In un certo senso l’hi-energy era tra tutte le musiche quella che già in quegli anni portava in pista un’energia primaria più “specialista” nel campo della disco music, quella maschile “pura e dura” che si riaffermava nonostante il disprezzo sociale attraverso le figure del “macho”, le fantasie alla Tom of Finland, l’estetica del cuoio o del jeans, e titoli che erano già un racconto: “So Many Men, So Little Time”, “Let the Night Take the Blame”, “Native Love”, “Can’t Take My Eyes Off You”
Poi le cose si sono evolute, sono arrivati Boy George, Marc Almond, i Frankie Goes to Hollywood, i Bronski Beat, Morrissey, Madonna e soprattutto i Pet Shop Boys che con “Go West” e alcuni lati dell’estetica hi-energy hanno giocato per alzare il tiro e spostarlo. La musica si è evoluta, si moltiplicavano le sue facce e ricchezze come se la mirror ball con i suoi specchietti appesa in discoteca avesse voluto indicare migliaia di nuove possibilità, e i ritmi nuovi chiedessero un posto: la nuova musica da ballo si chiamava non a caso HOUSE.
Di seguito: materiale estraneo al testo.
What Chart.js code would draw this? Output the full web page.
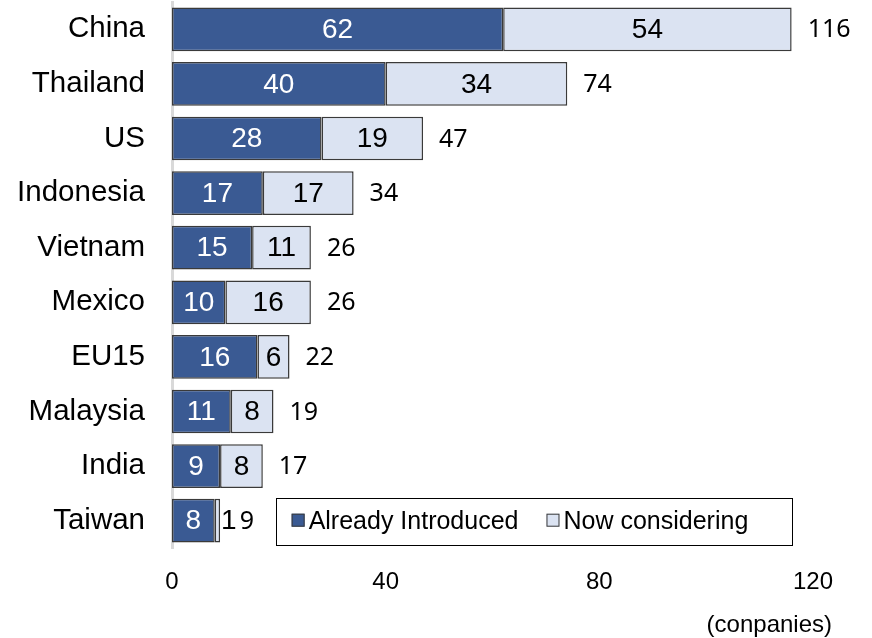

Ma quel ritmo inesorabile e giocoso, in particolare una canzone che non conoscevo e mi manda letteralmente fuori del tempo, in sync con un’epoca lontana si chiama “Don't Pretend To Know” dei finora sconosciuti Tapps mi fa rivivere quei momenti. Con il bisogno di “chiamarsi fuori” almeno un po’. Ma quanto fuori? Da dove veniamo e dove andiamo? Quant’è grande la diversità degli uomini che amano gli uomini?